Once you’ve entered your master password, the software is smart enough to save passwords when you enter them and generate new passwords when you arrive at a screen to set a new one.

However, no matter how secure you and your passwords might be, passwords do get hacked, even when you have them safe inside a password manager. This is where a "two-factor authentication" for online services becomes important, writes cybersecurity journalist Brian Krebs. “With this new feature enabled, thieves would have to know your username, password, and have access to your mobile device or impersonate you to your mobile provider in order to hijack your account.”

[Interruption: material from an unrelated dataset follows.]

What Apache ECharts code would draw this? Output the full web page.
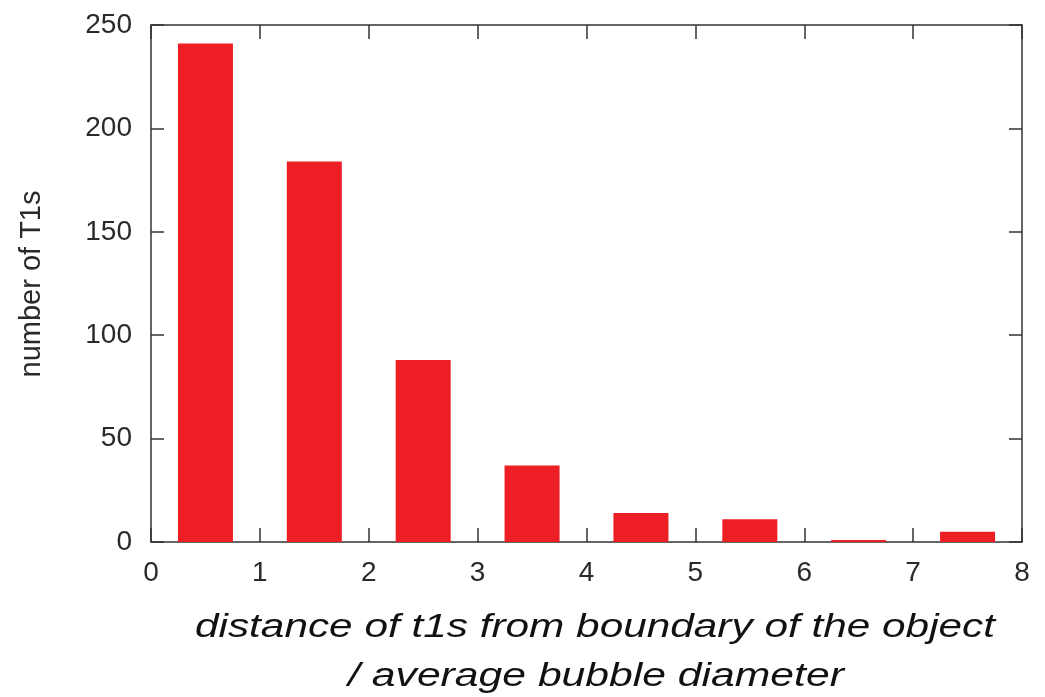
<!DOCTYPE html>
<html><head><meta charset="utf-8">
<script src="https://cdn.jsdelivr.net/npm/echarts@6/dist/echarts.min.js"></script>
<style>html,body{margin:0;padding:0;background:#fff}#c{width:1045px;height:697px}</style>
</head><body><div id="c"></div>
<script>
const binCenters = [0.5, 1.5, 2.5, 3.5, 4.5, 5.5, 6.5, 7.5];
const counts = [241, 184, 88, 37, 14, 11, 1, 5];
const xTicks = [0, 1, 2, 3, 4, 5, 6, 7, 8];
const yTicks = [0, 50, 100, 150, 200, 250];
const yTitle = 'number of T1s';
const xTitle1 = 'distance of t1s from boundary of the object';
const xTitle2 = '/ average bubble diameter';

const FONT = '"Liberation Sans", Arial, Helvetica, sans-serif';
const axisCol = '#333333';
const chart = echarts.init(document.getElementById('c'), null, {renderer: 'canvas'});
const data = binCenters.map((x, i) => [x, counts[i]]);
const xAxisBase = {
  type: 'value', min: xTicks[0], max: xTicks[xTicks.length - 1], interval: 1,
  splitLine: {show: false},
  axisLine: {show: true, onZero: false, lineStyle: {color: axisCol, width: 1.5}},
  axisTick: {show: true, inside: true, length: 14, lineStyle: {color: axisCol, width: 1.5}}
};
const yAxisBase = {
  type: 'value', min: yTicks[0], max: yTicks[yTicks.length - 1], interval: 50,
  splitLine: {show: false},
  axisLine: {show: true, onZero: false, lineStyle: {color: axisCol, width: 1.5}},
  axisTick: {show: true, inside: true, length: 13, lineStyle: {color: axisCol, width: 1.5}}
};
chart.setOption({
  animation: false,
  backgroundColor: '#fff',
  grid: {left: 151, right: 23, top: 25, bottom: 155},
  xAxis: [
    Object.assign({}, xAxisBase, {position: 'bottom',
      axisLabel: {show: true, color: '#2a2a2a', fontFamily: FONT, fontSize: 28, margin: 17}}),
    Object.assign({}, xAxisBase, {position: 'top', axisLabel: {show: false}})
  ],
  yAxis: [
    Object.assign({}, yAxisBase, {position: 'left',
      axisLabel: {show: true, color: '#2a2a2a', fontFamily: FONT, fontSize: 28, margin: 19}}),
    Object.assign({}, yAxisBase, {position: 'right', axisLabel: {show: false}})
  ],
  series: [{
    type: 'bar', xAxisIndex: 0, yAxisIndex: 0,
    data: data, barWidth: 55,
    itemStyle: {color: '#ed1f24'}
  }],
  graphic: [
    {type: 'text', x: 32, y: 284, rotation: Math.PI / 2,
      style: {text: yTitle, fontFamily: FONT, fontSize: 29, fill: '#2a2a2a',
        textAlign: 'center', textVerticalAlign: 'middle'}},
    {type: 'text', x: 595, y: 628, scaleX: 1.245,
      style: {text: xTitle1, fontFamily: FONT, fontSize: 34, fontStyle: 'italic', fill: '#111',
        textAlign: 'center', textVerticalAlign: 'middle'}},
    {type: 'text', x: 596, y: 677, scaleX: 1.255,
      style: {text: xTitle2, fontFamily: FONT, fontSize: 34, fontStyle: 'italic', fill: '#111',
        textAlign: 'center', textVerticalAlign: 'middle'}}
  ]
});
</script></body></html>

Once two-factor authentication has been activated on an account, you’ll need a "second factor" to log in — either a new code generated and texted to your cell phone number, or a random number generated by a phone app installed on your smartphone, which must be entered in addition to a password. So even once your password is compromised, a hacker won’t get far without access to your phone.

A hacker can also gain access to your online accounts via your email because that’s where many password reset requests go. This makes email access an especially attractive target for hackers. For additional security, consider using a secondary email address designated solely for registering online accounts and recovering lost or forgotten passwords, writes Krebs.

Hackers don't give up easily. They can call companies asking for a password reset, where they’ll be presented with security questions like "What’s your mother’s maiden name?" or "What’s your favorite pet’s name?" The answers to these questions frequently can be found in publicly-accessible databases and are generally far less secure than an actual password. Wired writer Mat Honan found that out the hard way.

Quinn suggests treating these questions like passwords — create answers as nonsensical or gibberish phrases, then save those as custom entries in a password manager.   

Establishing personal password security is a critical first line of defense, but legal scholar Danielle Citron recommends contacting law enforcement if someone is experiencing threats online, including threatening to release information like photos or personal information publicly. Even once your accounts have been compromised and the damage has been done, there’s help to be found, particularly when it comes to the removal of personal, potentially compromising images posted without consent.

If you’re worried about being attacked online, the Crash Override Network, started by Quinn and other victims of online harassment, have an online coach to help determine what steps you should take to secure your online presence.